Source data
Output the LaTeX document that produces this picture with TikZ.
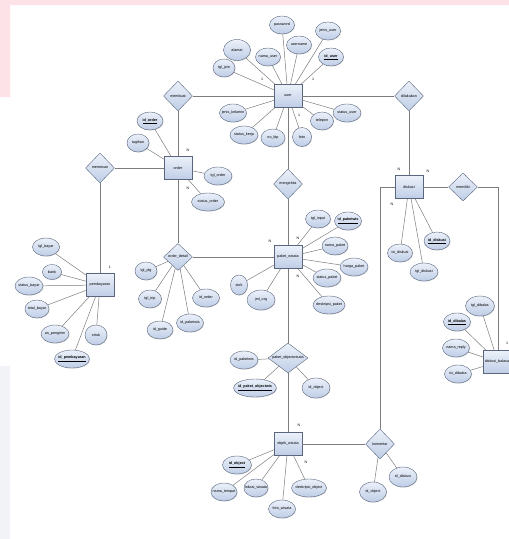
\documentclass[tikz,border=0pt]{standalone}
\usepackage{fontspec}
\setmainfont{Liberation Sans}
\usetikzlibrary{shapes, shadows, positioning}
\definecolor{erfill}{RGB}{190,205,230}
\definecolor{ertop}{RGB}{236,241,250}
\definecolor{erline}{RGB}{90,102,125}
\definecolor{linkgray}{RGB}{125,125,125}
\definecolor{pinkband}{RGB}{253,226,231}
\definecolor{grayband}{RGB}{242,243,246}
\tikzset{
  entity/.style={rectangle, draw=erline, top color=ertop, bottom color=erfill, minimum width=28pt, minimum height=23pt, inner sep=0pt, text centered},
  relation/.style={diamond, draw=erline, top color=ertop, bottom color=erfill, minimum width=29pt, minimum height=30pt, inner sep=0pt, text centered},
  attrib/.style={ellipse, draw=erline, top color=ertop, bottom color=erfill, minimum width=#1, minimum height=18pt, inner sep=0pt,
    drop shadow={opacity=0.3, shadow xshift=0.6pt, shadow yshift=-0.6pt},
    execute at begin node={\hbox to 0pt\bgroup\hss}, execute at end node={\hss\egroup}},
  attrib/.default=25pt,
  link/.style={draw=linkgray, line width=0.5pt},
  card/.style={font=\fontsize{3.6}{4}\selectfont, inner sep=0pt}
}
\newcommand{\keyattr}[1]{\textbf{\underline{#1}}}

\begin{document}
\begin{tikzpicture}[x=1pt, y=-1pt, every node/.style={font=\fontsize{3.7}{4}\selectfont}]
  \useasboundingbox (0,0) rectangle (509,539);
  \fill[pinkband] (0,0) rectangle (509,5) (0,0) rectangle (10,97);
  \fill[grayband] (0,366) rectangle (10,539);

  % Entities
  \node[entity] (user) at (288,96) {user};
  \node[entity] (order) at (178,168) {order};
  \node[entity] (pembayaran) at (100,285) {pembayaran};
  \node[entity] (paket) at (288,257) {paket\_wisata};
  \node[entity] (diskusi) at (409,187) {diskusi};
  \node[entity, minimum width=30pt] (balasan) at (498,362) {diskusi\_balasan};
  \node[entity] (objek) at (288,444) {objek\_wisata};

  % Relations
  \node[relation] (membuat) at (178,96) {membuat};
  \node[relation] (dilakukan) at (409,96) {dilakukan};
  \node[relation] (memesan) at (100,168) {memesan};
  \node[relation] (mengelola) at (288,184) {mengelola};
  \node[relation, minimum height=28pt] (memiliki) at (463,187) {memiliki};
  \node[relation, minimum height=27pt] (orderdetail) at (178,257) {order\_detail};
  \node[relation, aspect=1.3, minimum width=40pt] (paketobj) at (288,358) {paket\_objectwisata};
  \node[relation] (komentar) at (380,444) {komentar};

  % Attributes of user
  \node[attrib] (password) at (282,25) {password};
  \node[attrib] (jenisuser) at (328,31) {jenis\_user};
  \node[attrib=27pt, minimum height=21pt] (alamat) at (237,50) {alamat};
  \node[attrib] (namauser) at (268,57) {nama\_user};
  \node[attrib] (username) at (299,45) {username};
  \node[attrib] (iduser) at (331,57) {\keyattr{id\_user}};
  \node[attrib=22pt] (tgljoin) at (224,68) {tgl\_join};
  \node[attrib=27pt] (jeniskelamin) at (233,113) {jenis\_kelamin};
  \node[attrib=28pt] (statuskerja) at (244,135) {status\_kerja};
  \node[attrib=24pt] (noktp) at (273,138) {no\_ktp};
  \node[attrib=19pt, minimum height=19pt] (foto) at (302,137) {foto};
  \node[attrib=23pt] (telepon) at (322,121) {telepon};
  \node[attrib=28pt] (statususer) at (347,113) {status\_user};

  % Attributes of order
  \node[attrib=26pt] (idorder) at (150,121) {\keyattr{id\_order}};
  \node[attrib=22pt] (tagihan) at (138,143) {tagihan};
  \node[attrib=28pt] (tglorder) at (218,176) {tgl\_order};
  \node[attrib=33pt] (statusorder) at (208,202) {status\_order};

  % Attributes of pembayaran
  \node[attrib=27pt] (tglbayar) at (46,247) {tgl\_bayar};
  \node[attrib=19pt, minimum height=15pt] (bank) at (52,272) {bank};
  \node[attrib=28pt] (statusbayar) at (29,286) {status\_bayar};
  \node[attrib=24pt] (totalbayar) at (37,309) {total\_bayar};
  \node[attrib=28pt] (anpengirim) at (55,334) {an\_pengirim};
  \node[attrib=22pt, minimum height=20pt] (struk) at (96,335) {struk};
  \node[attrib=35pt] (idpembayaran) at (72,359) {\keyattr{id\_pembayaran}};

  % Attributes of order_detail
  \node[attrib=22pt] (tglplg) at (146,271) {tgl\_plg};
  \node[attrib=23pt] (tgltrip) at (150,299) {tgl\_trip};
  \node[attrib=26pt] (idguide) at (160,330) {id\_guide};
  \node[attrib=27pt] (odpaketwis) at (190,323) {id\_paketwis};
  \node[attrib=27pt] (odidorder) at (206,298) {id\_order};

  % Attributes of paket_wisata
  \node[attrib] (tglinput) at (318,219) {tgl\_input};
  \node[attrib=27pt] (idpaketwis) at (348,221) {\keyattr{id\_paketwis}};
  \node[attrib=26pt] (namapaket) at (335,246) {nama\_paket};
  \node[attrib=28pt] (hargapaket) at (354,267) {harga\_paket};
  \node[attrib=28pt] (statuspaket) at (327,278) {status\_paket};
  \node[attrib=32pt] (deskripsipaket) at (329,305) {deskripsi\_paket};
  \node[attrib=17pt, minimum height=20pt] (stok) at (239,285) {stok};
  \node[attrib=28pt, minimum height=20pt] (jmlorg) at (261,300) {jml\_org};

  % Attributes of diskusi
  \node[attrib] (isidiskusi) at (400,253) {isi\_diskusi};
  \node[attrib=26pt] (iddiskusi) at (437,241) {\keyattr{id\_diskusi}};
  \node[attrib=28pt] (tgldiskusi) at (424,272) {tgl\_diskusi};

  % Attributes of diskusi_balasan
  \node[attrib=29pt, minimum height=20pt] (tgldibalas) at (480,306) {tgl\_dibalas};
  \node[attrib=27pt] (iddibalas) at (457,322) {\keyattr{id\_dibalas}};
  \node[attrib=27pt] (namareply) at (456,348) {nama\_reply};
  \node[attrib=27pt] (isidibalas) at (458,374) {isi\_dibalas};

  % Attributes of paket_objectwisata
  \node[attrib=28pt] (popaketwis) at (244,360) {id\_paketwis};
  \node[attrib=43pt] (idpaketobj) at (255,388) {\keyattr{id\_paket\_objectwis}};
  \node[attrib=28pt, minimum height=20pt] (poobject) at (316,388) {id\_object};

  % Attributes of objek_wisata
  \node[attrib=29pt] (idobject) at (237,465) {\keyattr{id\_object}};
  \node[attrib=26pt] (namatempat) at (224,492) {nama\_tempat};
  \node[attrib=24pt] (lokasiwisata) at (256,488) {lokasi\_wisata};
  \node[attrib=27pt] (fotowisata) at (282,509) {foto\_wisata};
  \node[attrib=35pt] (deskripsiobject) at (309,488) {deskripsi\_object};

  % Attributes of komentar
  \node[attrib=27pt, minimum height=20pt] (koobject) at (373,492) {id\_object};
  \node[attrib=28pt, minimum height=20pt] (kodiskusi) at (403,477) {id\_diskusi};

  % Relationship lines
  \draw[link] (user) -- (membuat) (membuat) -- (order);
  \draw[link] (user) -- (dilakukan) (dilakukan) -- (diskusi);
  \draw[link] (user) -- (mengelola) (mengelola) -- (paket);
  \draw[link] (order) -- (memesan) (memesan) -- (pembayaran);
  \draw[link] (order) -- (orderdetail) (orderdetail) -- (paket);
  \draw[link] (paket) -- (paketobj) (paketobj) -- (objek);
  \draw[link] (objek) -- (komentar);
  \draw[link] (komentar.north) |- (diskusi.west);
  \draw[link] (diskusi) -- (memiliki);
  \draw[link] (memiliki.east) -| (balasan.north);

  % Attribute lines
  \draw[link] (user) -- (password) (user) -- (jenisuser) (user) -- (alamat) (user) -- (namauser)
    (user) -- (username) (user) -- (iduser) (user) -- (tgljoin) (user) -- (jeniskelamin)
    (user) -- (statuskerja) (user) -- (noktp) (user) -- (foto) (user) -- (telepon) (user) -- (statususer);
  \draw[link] (order) -- (idorder) (order) -- (tagihan) (order) -- (tglorder) (order) -- (statusorder);
  \draw[link] (pembayaran) -- (tglbayar) (pembayaran) -- (bank) (pembayaran) -- (statusbayar)
    (pembayaran) -- (totalbayar) (pembayaran) -- (anpengirim) (pembayaran) -- (struk) (pembayaran) -- (idpembayaran);
  \draw[link] (orderdetail) -- (tglplg) (orderdetail) -- (tgltrip) (orderdetail) -- (idguide)
    (orderdetail) -- (odpaketwis) (orderdetail) -- (odidorder);
  \draw[link] (paket) -- (tglinput) (paket) -- (idpaketwis) (paket) -- (namapaket) (paket) -- (hargapaket)
    (paket) -- (statuspaket) (paket) -- (deskripsipaket) (paket) -- (stok) (paket) -- (jmlorg);
  \draw[link] (diskusi) -- (isidiskusi) (diskusi) -- (iddiskusi) (diskusi) -- (tgldiskusi);
  \draw[link] (balasan) -- (tgldibalas) (balasan) -- (iddibalas) (balasan) -- (namareply) (balasan) -- (isidibalas);
  \draw[link] (paketobj) -- (popaketwis) (paketobj) -- (idpaketobj) (paketobj) -- (poobject);
  \draw[link] (objek) -- (idobject) (objek) -- (namatempat) (objek) -- (lokasiwisata)
    (objek) -- (fotowisata) (objek) -- (deskripsiobject);
  \draw[link] (komentar) -- (koobject) (komentar) -- (kodiskusi);

  % Cardinalities
  \node[card] (c1) at (262,79) {1};
  \node[card] (c2) at (313,79) {1};
  \node[card] (c3) at (299,115) {1};
  \node[card] (c4) at (188,150) {N};
  \node[card] (c5) at (188,188) {N};
  \node[card] (c6) at (110,267) {1};
  \node[card] (c7) at (270,241) {N};
  \node[card] (c8) at (298,238) {N};
  \node[card] (c9) at (298,276) {N};
  \node[card] (c10) at (399,169) {N};
  \node[card] (c11) at (428,171) {N};
  \node[card] (c12) at (392,204) {N};
  \node[card] (c13) at (507,343) {1};
  \node[card] (c14) at (299,425) {N};
  \node[card] (c15) at (306,462) {N};
\end{tikzpicture}
\end{document}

Written problem
Make an exact copy of the lines from the top of the material through the line with "(0,366) rectangle (10,539);", pictures excluded.

Final result
Output the LaTeX document that produces this picture with TikZ.
\documentclass[tikz,border=0pt]{standalone}
\usepackage{fontspec}
\setmainfont{Liberation Sans}
\usetikzlibrary{shapes, shadows, positioning}
\definecolor{erfill}{RGB}{190,205,230}
\definecolor{ertop}{RGB}{236,241,250}
\definecolor{erline}{RGB}{90,102,125}
\definecolor{linkgray}{RGB}{125,125,125}
\definecolor{pinkband}{RGB}{253,226,231}
\definecolor{grayband}{RGB}{242,243,246}
\tikzset{
  entity/.style={rectangle, draw=erline, top color=ertop, bottom color=erfill, minimum width=28pt, minimum height=23pt, inner sep=0pt, text centered},
  relation/.style={diamond, draw=erline, top color=ertop, bottom color=erfill, minimum width=29pt, minimum height=30pt, inner sep=0pt, text centered},
  attrib/.style={ellipse, draw=erline, top color=ertop, bottom color=erfill, minimum width=#1, minimum height=18pt, inner sep=0pt,
    drop shadow={opacity=0.3, shadow xshift=0.6pt, shadow yshift=-0.6pt},
    execute at begin node={\hbox to 0pt\bgroup\hss}, execute at end node={\hss\egroup}},
  attrib/.default=25pt,
  link/.style={draw=linkgray, line width=0.5pt},
  card/.style={font=\fontsize{3.6}{4}\selectfont, inner sep=0pt}
}
\newcommand{\keyattr}[1]{\textbf{\underline{#1}}}

\begin{document}
\begin{tikzpicture}[x=1pt, y=-1pt, every node/.style={font=\fontsize{3.7}{4}\selectfont}]
  \useasboundingbox (0,0) rectangle (509,539);
  \fill[pinkband] (0,0) rectangle (509,5) (0,0) rectangle (10,97);
  \fill[grayband] (0,366) rectangle (10,539);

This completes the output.